Echter wordt bij het dakterras aan de rechterzijde eveneens de scheimuur verhoogd ook omwille van de wetgeving op lichten en zichten. Hierdoor komt het bouwvolume visueel dieper dan wenselijk, namelijk 13 m. De rechter aanpalende heeft ca. 11,6 m bouwdiepte. Vanuit ruimtelijk punt is het wenselijk aan te sluiten op de bouwdiepte van de rechter aanpalende zodat er geen schaduwhinder kan ontstaan. Naar voorwaarden wordt meegenomen het dakterras en de scheimuur te beperken tot ca. 11,6 m, dezelfde bouwdiepte als de rechter aanpalende.

Er wordt vastgesteld dat bij de rechter aanpalende op de eerste verdieping het dakterras zich over de perceelsgrens bevindt wat in conflict komt met de aanvraag. Echter is dit een burgerrechtelijk aspect en geen stedenbouwkundig aspect.

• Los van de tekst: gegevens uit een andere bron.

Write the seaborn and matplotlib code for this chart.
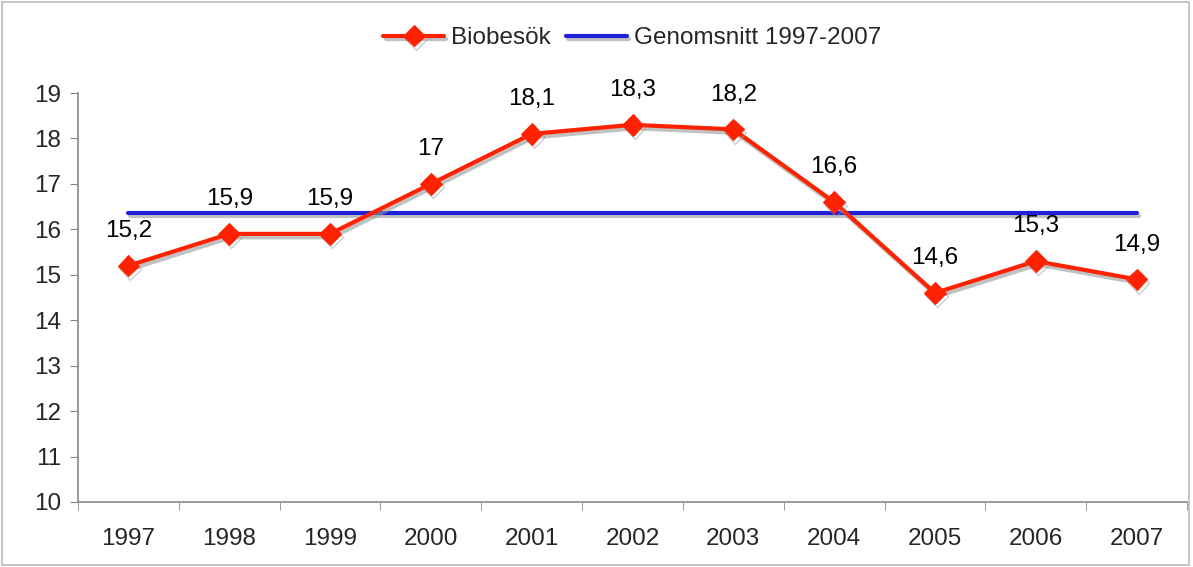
import numpy as np
import pandas as pd
import matplotlib
matplotlib.use("Agg")
import matplotlib.pyplot as plt
import matplotlib.patheffects as pe
from matplotlib.patches import Rectangle
from matplotlib.ticker import FixedLocator
import seaborn as sns

# data
years = ["1997", "1998", "1999", "2000", "2001", "2002", "2003", "2004", "2005", "2006", "2007"]
visits = [15.2, 15.9, 15.9, 17.0, 18.1, 18.3, 18.2, 16.6, 14.6, 15.3, 14.9]
average = [16.36, 16.36, 16.36, 16.36, 16.36, 16.36, 16.36, 16.36, 16.36, 16.36, 16.36]
value_labels = ["15,2", "15,9", "15,9", "17", "18,1", "18,3", "18,2", "16,6", "14,6", "15,3", "14,9"]

df = pd.DataFrame({"year": years, "Biobesök": visits, "Genomsnitt 1997-2007": average})
df["pos"] = np.arange(len(years))

sns.set_style("white")
plt.rcParams["font.family"] = ["Liberation Sans", "DejaVu Sans"]

fig = plt.figure(figsize=(11.93, 5.67), dpi=100)
ax = fig.add_axes([78 / 1193, 1 - 502 / 567, 1109 / 1193, 409 / 567])

red = "#FF2200"
blue = "#2020D8"
shadow = [pe.SimpleLineShadow(offset=(1.5, -2.5), shadow_color="#999999", alpha=0.6), pe.Normal()]

sns.lineplot(data=df, x="pos", y="Genomsnitt 1997-2007", color=blue, linewidth=3,
             label="Genomsnitt 1997-2007", ax=ax, path_effects=shadow, zorder=2)
sns.lineplot(data=df, x="pos", y="Biobesök", color=red, linewidth=3, marker="D",
             markersize=11, markeredgecolor=red, label="Biobesök", ax=ax,
             path_effects=shadow, zorder=3)

for i, (v, lab) in enumerate(zip(visits, value_labels)):
    ax.annotate(lab, (i, v), xytext=(0, 25), textcoords="offset points",
                ha="center", va="center", fontsize=17.5, color="black")

ax.set_xlim(-0.5, len(years) - 0.5)
ax.set_ylim(10, 19)
ax.set_yticks(range(10, 20))
ax.set_xticks(range(len(years)))
ax.set_xticklabels(years)
ax.xaxis.set_minor_locator(FixedLocator(np.arange(-0.5, len(years), 1.0)))
ax.tick_params(axis="x", which="major", length=0, pad=19, labelsize=17.5)
ax.tick_params(axis="x", which="minor", length=6, color="#888888", direction="out", bottom=True)
ax.tick_params(axis="y", length=6, color="#888888", direction="out", left=True, labelsize=17.5, pad=6)
ax.set_xlabel("")
ax.set_ylabel("")

for s in ["top", "right"]:
    ax.spines[s].set_visible(False)
for s in ["left", "bottom"]:
    ax.spines[s].set_color("#888888")
    ax.spines[s].set_linewidth(1.2)

handles, labels = ax.get_legend_handles_labels()
order = [1, 0]
ax.get_legend().remove()
fig.legend([handles[i] for i in order], [labels[i] for i in order], loc="center",
           bbox_to_anchor=(0.53, 1 - 38 / 567), ncol=2, frameon=False, fontsize=17.5,
           handlelength=2.5, columnspacing=0.6, handletextpad=0.3)

fig.patches.append(Rectangle((0.002, 0.003), 0.995, 0.994, transform=fig.transFigure,
                             fill=False, edgecolor="#BBBBBB", linewidth=1.2))

fig.savefig("out.png", dpi=100)
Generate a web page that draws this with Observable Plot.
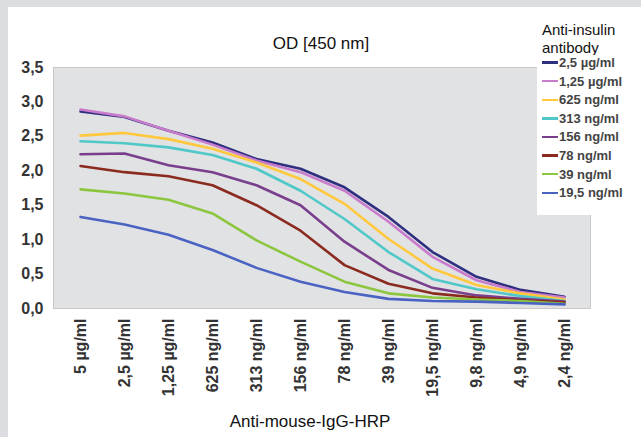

Bij het ontwerpen van woningen zijn een evenwichtige ruimteverdeling en optimale afmetingen een must gezien deze een grote impact hebben op het wooncomfort. Om het ruimtecomfort van een woning te bewaken is het dus belangrijk dat het aantal slaapkamers in verhouding staat met het aantal beschikbare vierkante meters leefruimte per bewoner. Dit is niet het geval in het voorliggend project, waardoor de woongelegenheden onvoldoende wooncomfort bieden.

 

Advies aan het college

 

Advies over de stedenbouwkundige handelingen

Aan het college wordt voorgesteld om voor de stedenbouwkundige handelingen de omgevingsvergunning te weigeren, hoofdzakelijk omwille van het opdelen van een eengezinswoning in een meergezinswoning waardoor de druk op het perceel, het bouwblok en de wijk onaanvaardbaar verhoogt en de draagkracht van de site wordt overschreden.

 

Juridische grond

Het decreet van 25 april 2014 betreffende de omgevingsvergunning, het decreet houdende algemene bepalingen inzake milieubeleid, de Vlaamse Codex Ruimtelijke Ordening, het decreet betreffende het integraal handelsvestigingsbeleid, het decreet betreffende het natuurbehoud en het natuurlijk milieu en hun uitvoeringsbesluiten zijn van toepassing.

Fasering

Procedurestap

Datum

Indiening aanvraag

16 december 2018

Volledig- en ontvankelijk

10 januari 2019

Start openbaar onderzoek

geen

Einde openbaar onderzoek

geen

Gemeenteraad voor wegenwerken

geen

Uiterste beslissingsdatum

11 maart 2019

Verslag GOA

21 februari 2019

naam GOA

Brenda Dierckx

 

Onderzoek

De aanpalende eigenaars waarvan de scheidingsmuren met het project zouden worden opgericht, uitgebreid of afgebroken, werden om hun standpunt gevraagd.

 

Ingediende bezwaarschriften en petitielijsten

 

Schriftelijke bezwaarschriften

Schriftelijke gebundelde bezwaarschriften

Petitielijsten

Digitale bezwaarschriften

0

0

0

0

 

Besluit

Het college van burgemeester en schepenen beslist:

Artikel 1

Het college sluit zich integraal aan bij het verslag van de gemeentelijke omgevingsambtenaar en maakt dit tot zijn eigen motivatie.

Artikel 2

Het college beslist de aanvraag tot omgevingsvergunning te weigeren.

Artikel 3

De plannen waarvan het overzicht als bijlage bij dit besluit is gevoegd, maken integraal deel uit van dit besluit.

Artikel 4

Dit besluit heeft in principe geen financiële gevolgen.